TALLAHASSEE - The annual Red Hills Horse Trials kick off this weekend at Elinor Klapp-Phipps Park in Tallahassee.
Organizers are banking on spectators to bring in big bucks for the community.
"Tallahassee is well known, especially in equestrian world," said Tom Barron, chairman for the event. "But, frankly, internationally it's got a name and reputation that it didn't have 10 years ago."
Organizers hope its new reputation brings in a big crowd. Over the next three days they expect 40,000 people to come watch riders and their horses in action.
"Cross country is my favorite one, but mostly it's just the horses," said 10-year-old Grace Sweeny, who came to watch the races.
It's obviously all about the horses, but people who come here say there's a whole lot more to do then just watch the competition.
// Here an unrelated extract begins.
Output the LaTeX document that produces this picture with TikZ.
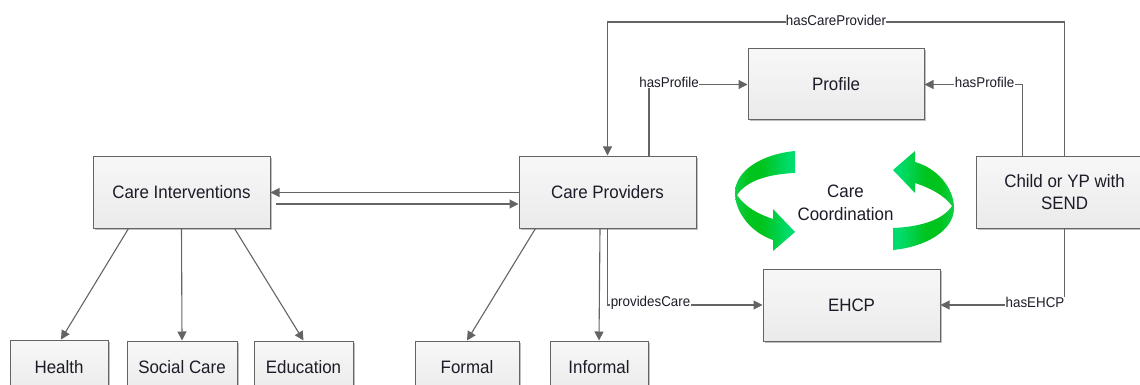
\documentclass[tikz,border=0pt]{standalone}
\usepackage{fontspec}
\setmainfont[FakeStretch=0.94]{Liberation Sans}
\usetikzlibrary{arrows.meta,shadows,calc}
\definecolor{edgegrey}{HTML}{646464}
\definecolor{txt}{HTML}{1C1C28}
\definecolor{grA}{HTML}{00DC6C}
\definecolor{grB}{HTML}{00C41E}
\definecolor{grC}{HTML}{10D048}
\pgfdeclarehorizontalshading{swirlLs}{100bp}{color(0bp)=(grC); color(25bp)=(grC); color(36bp)=(grB); color(48bp)=(grB); color(70bp)=(grA); color(100bp)=(grA)}
\pgfdeclarehorizontalshading{swirlRs}{100bp}{color(0bp)=(grA); color(30bp)=(grA); color(52bp)=(grB); color(64bp)=(grB); color(75bp)=(grC); color(100bp)=(grC)}
\tikzset{
  box/.style={draw=edgegrey,line width=1pt,rectangle,inner sep=0pt,align=center,text=txt,
    top color=white!97!black,bottom color=white!92!black,
    font=\fontsize{18}{23}\selectfont,
    drop shadow={shadow xshift=1.5pt,shadow yshift=-1.5pt,opacity=.25,fill=black}},
  bigbox/.style={box,minimum width=177pt,minimum height=72pt},
  conn/.style={draw=edgegrey,line width=1.1pt},
  arr/.style={conn,-{Triangle[length=9pt,width=9pt]}},
  lab/.style={fill=white,inner sep=0.4pt,text=txt,font=\fontsize{14.2}{15}\selectfont},
  free/.style={text=txt,align=center,font=\fontsize{18}{23}\selectfont,inner sep=0pt},
}
\begin{document}
\begin{tikzpicture}[x=1pt,y=-1pt]
\useasboundingbox (0,0) rectangle (1140,385);
\clip (0,0) rectangle (1140,385);

\node[bigbox] (ci) at (181.5,192) {Care Interventions};
\node[bigbox] (cp) at (607.5,192) {Care Providers};
\node[bigbox,minimum width=176pt,minimum height=71pt] (pr) at (836,84.5) {Profile};
\node[bigbox,font=\fontsize{18}{22}\selectfont] (yp) at (1064.5,192) {Child or YP with\\SEND};
\node[bigbox] (eh) at (851.5,305) {EHCP};
\node[box,minimum width=98pt,minimum height=54pt] (he) at (59,367) {Health};
\node[box,minimum width=110pt,minimum height=52pt] (sc) at (182,367) {Social Care};
\node[box,minimum width=99pt,minimum height=52pt] (ed) at (303.5,367) {Education};
\node[box,minimum width=104pt,minimum height=52pt] (fo) at (467,367) {Formal};
\node[box,minimum width=98pt,minimum height=52pt] (in) at (599,367) {Informal};

% left/right links between the two main boxes
\draw[arr] ([yshift=-.5pt]cp.west) -- ([yshift=-.5pt]ci.east);
\draw[arr] ([shift={(5pt,-12pt)}]ci.east) -- ([yshift=-12pt]cp.west);

% children of the main boxes
\draw[arr] ([xshift=36pt]ci.south west) -- ([xshift=2pt]he.north);
\draw[arr] (ci.south) -- (sc.north);
\draw[arr] ([xshift=-36pt]ci.south east) -- (ed.north);
\draw[arr] ([xshift=17pt]cp.south west) -- (fo.north);
\draw[arr] ([xshift=-7.5pt]cp.south) -- (in.north);

% labelled routed links
\draw[arr] ([xshift=-47.5pt]cp.north east) |- (pr.west);
\node[lab] (lpa) at (669,82) {hasProfile};
\draw[arr] ([xshift=47pt]yp.north west) |- (pr.east);
\node[lab] (lpb) at (984.5,82) {hasProfile};
\draw[arr] (yp.north) |- (cp.north |- 0,22) -- (cp.north);
\node[lab] (lcp) at (836,20.5) {hasCareProvider};
\draw[arr] (cp.south) |- (eh.west);
\node[lab] (lpc) at (650.5,303) {providesCare};
\draw[arr] (yp.south) |- (eh.east);
\node[lab] (leh) at (1035,302.5) {hasEHCP};

% care coordination
\path[shading=swirlLs] (795,151) .. controls (763,154) and (735,170) .. (735,193)
  .. controls (735,213) and (752,233) .. (773,240) -- (773,251) -- (795,232) -- (773,209) -- (773,219)
  .. controls (758,214) and (745,207) .. (737,195)
  .. controls (747,180) and (770,174) .. (795,173) -- cycle;
\path[shading=swirlRs] (893,250) .. controls (925,247) and (954,231) .. (954,208)
  .. controls (954,188) and (937,168) .. (915,162) -- (915,151) -- (893,170) -- (915,193) -- (915,183)
  .. controls (930,188) and (944,195) .. (952,206)
  .. controls (942,221) and (918,227) .. (893,228) -- cycle;
\node[free] (cc) at (845.5,203) {Care\\Coordination};
\end{tikzpicture}
\end{document}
"I bought a t-shirt and a hat, a little baby shirt for my friends little baby, see how cute," said Holly Treace, who took a break from the trials to do a little shopping.
Dozens of vendors set up shop for the weekend. They estimate local and out-of-town spectators will spend a few million dollars at the trials and exploring the rest of Tallahassee.
"Some is spent with the event itself, which then turns around and spends it on the community for all the services and products that are needed to put the show on," Barron said.
"It's just fun," Treace said. "It's good to be out here enjoying the nice weather, and it's a cool thing in Tallahassee to do."
Organizers hope that outlook will keep bringing in the bucks and keep Tallahassee's reputation growing.
Professors at FSU will conduct a study this weekend to see exactly how much the trials really do impact the local economy.